# [Given exercise]
Quote the data exactly, first line to the line containing "var ticks = [0, 5, 10, 15, 20, 25, 30, 35];", with no pictures.

[Records with drawing code]
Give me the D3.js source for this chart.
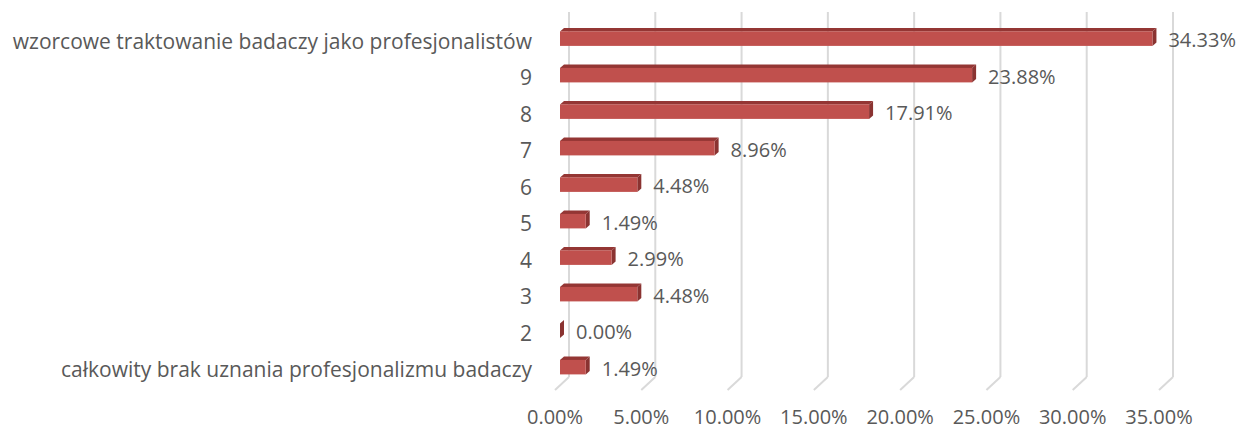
<!DOCTYPE html>
<html>
<head>
<meta charset="utf-8">
<script src="https://cdn.jsdelivr.net/npm/d3@7"></script>
<style>
  body { margin: 0; background: #fff; }
  text { font-family: "Open Sans", "Noto Sans", sans-serif; fill: #595959; }
</style>
</head>
<body>
<script>
(function() {

//chart data, top to bottom
var categories = ["wzorcowe traktowanie badaczy jako profesjonalistów", "9", "8", "7", "6", "5", "4", "3", "2",
                  "całkowity brak uznania profesjonalizmu badaczy"];
var values = [34.33, 23.88, 17.91, 8.96, 4.48, 1.49, 2.99, 4.48, 0.00, 1.49];
var ticks = [0, 5, 10, 15, 20, 25, 30, 35];

var width = 1245, height = 429;

//back wall frame
var wallLeft = 569, wallRight = 1173, wallTop = 12, wallBottom = 377;
//depth offsets (x, y) from the back wall
var floorDx = -14, floorDy = 13;
var barFrontDx = -9, barFrontDy = 8.4;
var barBackDx = -5, barBackDy = 4.9;
var barH = 14.5;

var svg = d3.select("body").append("svg")
    .attr("width", width)
    .attr("height", height);

var x = d3.scaleLinear().domain([0, 35]).range([wallLeft, wallRight]);
var y = d3.scaleBand().domain(categories).range([wallTop, wallBottom]);

//gridlines on the back wall plus floor segments
var grid = svg.append("g");
ticks.forEach(function(t) {
    grid.append("line")
        .attr("x1", x(t)).attr("x2", x(t))
        .attr("y1", wallTop).attr("y2", wallBottom)
        .attr("stroke", "#d9d9d9").attr("stroke-width", 2);
    grid.append("line")
        .attr("x1", x(t)).attr("y1", wallBottom)
        .attr("x2", x(t) + floorDx).attr("y2", wallBottom + floorDy)
        .attr("stroke", "#d9d9d9").attr("stroke-width", 2);
});

//tick labels on the front edge of the floor
svg.append("g").selectAll("text")
    .data(ticks)
    .enter()
    .append("text")
    .attr("x", function(d) { return x(d) + floorDx; })
    .attr("y", 416)
    .attr("text-anchor", "middle")
    .attr("dominant-baseline", "central")
    .style("font-size", "20px")
    .text(function(d) { return d.toFixed(2) + "%"; });

//bars
var rows = categories.map(function(c, i) { return { cat: c, val: values[i] }; });
var bars = svg.append("g").selectAll("g")
    .data(rows)
    .enter()
    .append("g");

function frontTop(d) { return y(d.cat) + y.bandwidth() / 2 + barFrontDy - barH / 2; }
function frontLeft() { return x(0) + barFrontDx; }
function frontRight(d) { return x(d.val) + barFrontDx; }
var ox = barBackDx - barFrontDx, oy = barBackDy - barFrontDy;

//top face
bars.append("path")
    .attr("d", function(d) {
        var l = frontLeft(), r = frontRight(d), t = frontTop(d);
        return "M" + l + "," + t + "L" + (l + ox) + "," + (t + oy) +
               "L" + (r + ox) + "," + (t + oy) + "L" + r + "," + t + "Z";
    })
    .attr("fill", "#943634");

//side face
bars.append("path")
    .attr("d", function(d) {
        var r = frontRight(d), t = frontTop(d);
        return "M" + r + "," + t + "L" + (r + ox) + "," + (t + oy) +
               "L" + (r + ox) + "," + (t + oy + barH) + "L" + r + "," + (t + barH) + "Z";
    })
    .attr("fill", "#8a3331");

//front face
bars.append("rect")
    .attr("x", frontLeft)
    .attr("y", frontTop)
    .attr("width", function(d) { return frontRight(d) - frontLeft(); })
    .attr("height", barH)
    .attr("fill", "#c0504d");

//value labels
bars.append("text")
    .attr("x", function(d) { return frontRight(d) + 16; })
    .attr("y", function(d) { return frontTop(d) + barH / 2 + 1; })
    .attr("dominant-baseline", "central")
    .style("font-size", "20px")
    .text(function(d) { return d.val.toFixed(2) + "%"; });

//category labels
svg.append("g").selectAll("text")
    .data(rows)
    .enter()
    .append("text")
    .attr("x", 532)
    .attr("y", function(d) { return frontTop(d) + barH / 2 + 2; })
    .attr("text-anchor", "end")
    .attr("dominant-baseline", "central")
    .style("font-size", "21px")
    .text(function(d) { return d.cat; });

})();
</script>
</body>
</html>
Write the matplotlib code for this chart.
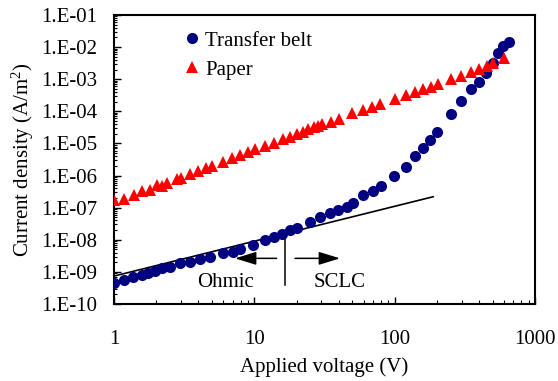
import numpy as np
import matplotlib
matplotlib.use("Agg")
import matplotlib.pyplot as plt
from matplotlib.ticker import LogLocator, FixedLocator, FixedFormatter, NullFormatter

plt.rcParams['font.family'] = ['Liberation Serif', 'DejaVu Serif']
plt.rcParams['mathtext.fontset'] = 'custom'
plt.rcParams['mathtext.rm'] = 'Liberation Serif'
plt.rcParams['mathtext.it'] = 'Liberation Serif:italic'

# transfer belt (V, A/m2)
belt_v = [1.0, 1.18, 1.37, 1.58, 1.76, 1.96, 2.19, 2.51, 2.95, 3.48, 4.10, 4.83,
          6.01, 7.05, 7.91, 9.84, 11.9, 13.7, 15.7, 17.9, 20.0, 24.9, 29.4, 34.6,
          39.7, 45.6, 50.3, 59.8, 69.8, 79.6, 99.6, 120.6, 140.5, 158.6, 179.6,
          200.4, 250, 298, 349, 402, 451, 500, 544, 596, 653]
belt_j = [4.6e-10, 5.6e-10, 7.0e-10, 7.9e-10, 9.0e-10, 1.08e-9, 1.29e-9, 1.38e-9,
          1.84e-9, 2.07e-9, 2.45e-9, 2.83e-9, 3.77e-9, 4.23e-9, 5.0e-9, 6.8e-9,
          9.8e-9, 1.24e-8, 1.51e-8, 2.0e-8, 2.26e-8, 3.64e-8, 5.2e-8, 6.6e-8,
          8.4e-8, 1.07e-7, 1.42e-7, 2.47e-7, 3.29e-7, 4.71e-7, 9.86e-7, 1.88e-6,
          4.14e-6, 7.0e-6, 1.30e-5, 2.31e-5, 8.1e-5, 2.12e-4, 4.95e-4, 8.07e-4,
          1.53e-3, 3.13e-3, 6.4e-3, 1.08e-2, 1.47e-2]

# paper
paper_v = [1.0, 1.18, 1.39, 1.59, 1.80, 2.01, 2.21, 2.40, 2.80, 2.99, 3.48, 3.99,
           4.49, 5.02, 5.98, 6.93, 7.95, 8.97, 10.05, 11.9, 13.9, 15.9, 17.9, 20.0,
           22.2, 24.3, 26.4, 28.3, 30.2, 34.9, 40.0, 49.8, 59.5, 69.5, 78.6, 100.1,
           120.6, 140.5, 158.6, 181.6, 202, 250, 299, 349, 402, 452, 503, 600]
paper_j = [1.73e-7, 1.85e-7, 2.47e-7, 3.36e-7, 3.53e-7, 4.95e-7, 4.81e-7, 5.7e-7,
           7.6e-7, 8.4e-7, 1.11e-6, 1.41e-6, 1.67e-6, 1.98e-6, 2.60e-6, 3.44e-6,
           4.48e-6, 5.40e-6, 6.55e-6, 8.3e-6, 1.05e-5, 1.34e-5, 1.62e-5, 1.92e-5,
           2.31e-5, 2.75e-5, 3.18e-5, 3.48e-5, 3.94e-5, 4.74e-5, 5.63e-5, 8.7e-5,
           1.10e-4, 1.39e-4, 1.73e-4, 2.37e-4, 3.15e-4, 4.08e-4, 4.95e-4, 5.83e-4,
           7.08e-4, 1.0e-3, 1.30e-3, 1.65e-3, 2.12e-3, 2.61e-3, 3.13e-3, 4.48e-3]

# ohmic fit line
fit_v = [1.0, 188]
fit_j = [7.4e-10, 2.19e-7]
v_cross = 16.5

ytick_exp = list(range(-10, 0))
ytick_labels = [f"1.E-{abs(e):02d}" for e in ytick_exp]
xticks = [1, 10, 100, 1000]

fs = 15

fig = plt.figure(figsize=(5.58, 3.81), dpi=100)
ax = fig.add_axes([0.2043, 0.2021, 0.7545, 0.7585])

ax.plot(belt_v, belt_j, 'o', color='#000080', ms=8, mew=0, label='Transfer belt', zorder=3)
ax.plot(paper_v, paper_j, '^', color='#ff0000', ms=8.5, mew=0, label='Paper', zorder=3)
ax.plot(fit_v, fit_j, '-', color='black', lw=1.2, zorder=2)
ax.plot([v_cross, v_cross], [1.4e-8, 3.9e-10], '-', color='black', lw=1.1)

ap = dict(arrowstyle='-|>,head_length=0.65,head_width=0.2', color='black', lw=1.1,
          mutation_scale=20, shrinkA=0, shrinkB=0)
ax.annotate('', xy=(7.28, 2.64e-9), xytext=(14.4, 2.64e-9), arrowprops=ap)
ax.annotate('', xy=(40.8, 2.64e-9), xytext=(19.5, 2.64e-9), arrowprops=ap)
ax.text(6.18, 4.7e-10, 'Ohmic', ha='center', va='center', fontsize=fs)
ax.text(40.8, 4.7e-10, 'SCLC', ha='center', va='center', fontsize=fs)

ax.set_xscale('log')
ax.set_yscale('log')
ax.set_xlim(1, 1000)
ax.set_ylim(1e-10, 1e-1)

ax.xaxis.set_major_locator(FixedLocator(xticks))
ax.xaxis.set_major_formatter(FixedFormatter([str(t) for t in xticks]))
ax.xaxis.set_minor_locator(LogLocator(base=10, subs=np.arange(2, 10), numticks=100))
ax.xaxis.set_minor_formatter(NullFormatter())
ax.yaxis.set_major_locator(FixedLocator([10.0 ** e for e in ytick_exp]))
ax.yaxis.set_major_formatter(FixedFormatter(ytick_labels))
ax.yaxis.set_minor_locator(LogLocator(base=10, subs=np.arange(2, 10), numticks=100))
ax.yaxis.set_minor_formatter(NullFormatter())

ax.tick_params(which='both', direction='in', top=False, right=False, labelsize=fs)
ax.tick_params(axis='x', which='major', length=5, width=1, pad=19)
ax.tick_params(axis='x', which='minor', length=3, width=0.8)
ax.tick_params(axis='y', which='major', length=5, width=1, pad=12)
ax.tick_params(axis='y', which='minor', length=2.5, width=0.8)
for s in ax.spines.values():
    s.set_linewidth(1.5)

ax.set_xlabel('Applied voltage (V)', fontsize=fs, labelpad=6)
ax.set_ylabel('Current density (A/m$^{2}$)', fontsize=fs, labelpad=4)

ax.legend(loc='upper left', bbox_to_anchor=(0.166, 0.944), frameon=False, fontsize=fs,
          handlelength=0.8, handletextpad=0.23, labelspacing=0.45, borderaxespad=0,
          borderpad=0)

fig.savefig('out.png', dpi=100)
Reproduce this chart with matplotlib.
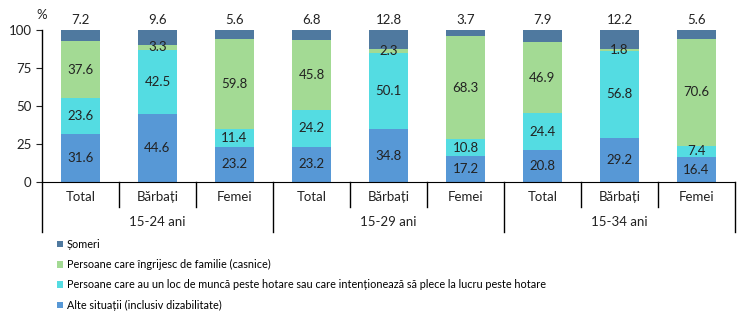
import matplotlib
matplotlib.use("Agg")
import matplotlib.pyplot as plt
import matplotlib.transforms as mtransforms
import numpy as np

plt.rcParams['font.family'] = ['Lato', 'DejaVu Sans']

groups = ['15-24 ani', '15-29 ani', '15-34 ani']
subcats = ['Total', 'Bărbați', 'Femei']

alte = [31.6, 44.6, 23.2, 23.2, 34.8, 17.2, 20.8, 29.2, 16.4]
peste_hotare = [23.6, 42.5, 11.4, 24.2, 50.1, 10.8, 24.4, 56.8, 7.4]
casnice = [37.6, 3.3, 59.8, 45.8, 2.3, 68.3, 46.9, 1.8, 70.6]
someri = [7.2, 9.6, 5.6, 6.8, 12.8, 3.7, 7.9, 12.2, 5.6]

series = [
    ('Alte situații (inclusiv dizabilitate)', alte, '#5798D6'),
    ('Persoane care au un loc de muncă peste hotare sau care intenționează să plece la lucru peste hotare', peste_hotare, '#54DCE2'),
    ('Persoane care îngrijesc de familie (casnice)', casnice, '#A3DA94'),
    ('Șomeri', someri, '#4F799F'),
]

txt = '#222222'
fs = 9.5

fig = plt.figure(figsize=(7.43, 3.26), dpi=100)
ax = fig.add_axes([42 / 743, 1 - 182 / 326, 693 / 743, 152 / 326])

x = np.arange(len(alte))
bottom = np.zeros(len(x))
handles = []
for i, (name, vals, col) in enumerate(series):
    vals = np.array(vals)
    b = ax.bar(x, vals, 0.5, bottom=bottom, color=col, label=name)
    handles.append(b)
    for xi, v, bt in zip(x, vals, bottom):
        if i == 3:
            ax.text(xi, 102.5, f'{v:.1f}', ha='center', va='bottom', fontsize=fs, color=txt)
        else:
            ax.text(xi, bt + v / 2, f'{v:.1f}', ha='center', va='center', fontsize=fs, color=txt)
    bottom += vals

ax.set_xlim(-0.5, len(x) - 0.5)
ax.set_ylim(0, 100)
ax.set_yticks([0, 25, 50, 75, 100])
ax.tick_params(axis='y', labelsize=fs, length=4, colors=txt)
ax.set_xticks([])
for s in ['top', 'right', 'left']:
    ax.spines[s].set_visible(False)
ax.spines['bottom'].set_color('black')

trans = mtransforms.blended_transform_factory(ax.transData, ax.transAxes)
# y axis line runs down past the group labels
ax.plot([-0.5, -0.5], [1.0, -0.33], transform=trans, color='black', lw=1, clip_on=False)
for k in range(1, len(x) + 1):
    low = -0.33 if k % 3 == 0 else -0.165
    ax.plot([k - 0.5, k - 0.5], [0, low], transform=trans, color='black', lw=1, clip_on=False)

for i, xi in enumerate(x):
    ax.text(xi, -0.1, subcats[i % 3], transform=trans, ha='center', va='center', fontsize=fs, color=txt)
for g, name in enumerate(groups):
    ax.text(g * 3 + 1, -0.265, name, transform=trans, ha='center', va='center', fontsize=fs, color=txt)

ax.text(-0.5, 1.1, '%', transform=trans, ha='center', va='center', fontsize=fs, color=txt)

fig.legend(handles[::-1], [s[0] for s in series[::-1]], loc='upper left',
           bbox_to_anchor=(57 / 743, 1 - 239 / 326), frameon=False, fontsize=7.8,
           handlelength=0.55, handleheight=0.55, handletextpad=0.35, labelspacing=0.85,
           borderaxespad=0, borderpad=0)

fig.savefig('out.png', dpi=100)
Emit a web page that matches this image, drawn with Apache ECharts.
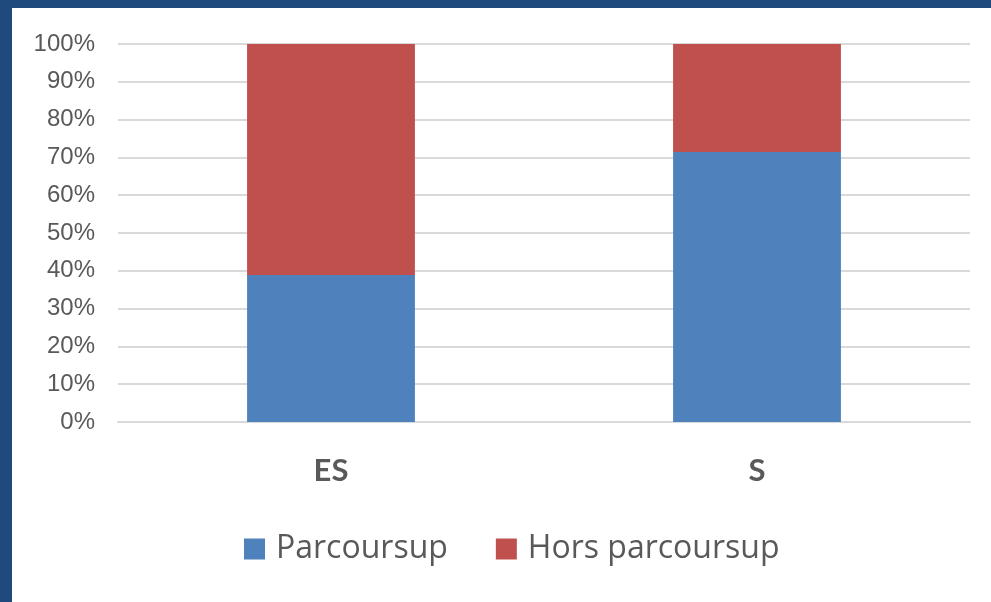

# [Answer for the task]
Give me the D3.js source for this chart.
<!DOCTYPE html>
<html>
<head>
<meta charset="utf-8">
<script src="https://cdn.jsdelivr.net/npm/d3@7"></script>
<style>
  body { margin: 0; background: #fff; }
  text { font-family: "Open Sans", "Noto Sans", sans-serif; fill: #595959; }
</style>
</head>
<body>
<script>
(function() {

//chart data, top to bottom
var categories = ["wzorcowe traktowanie badaczy jako profesjonalistów", "9", "8", "7", "6", "5", "4", "3", "2",
                  "całkowity brak uznania profesjonalizmu badaczy"];
var values = [34.33, 23.88, 17.91, 8.96, 4.48, 1.49, 2.99, 4.48, 0.00, 1.49];
var ticks = [0, 5, 10, 15, 20, 25, 30, 35];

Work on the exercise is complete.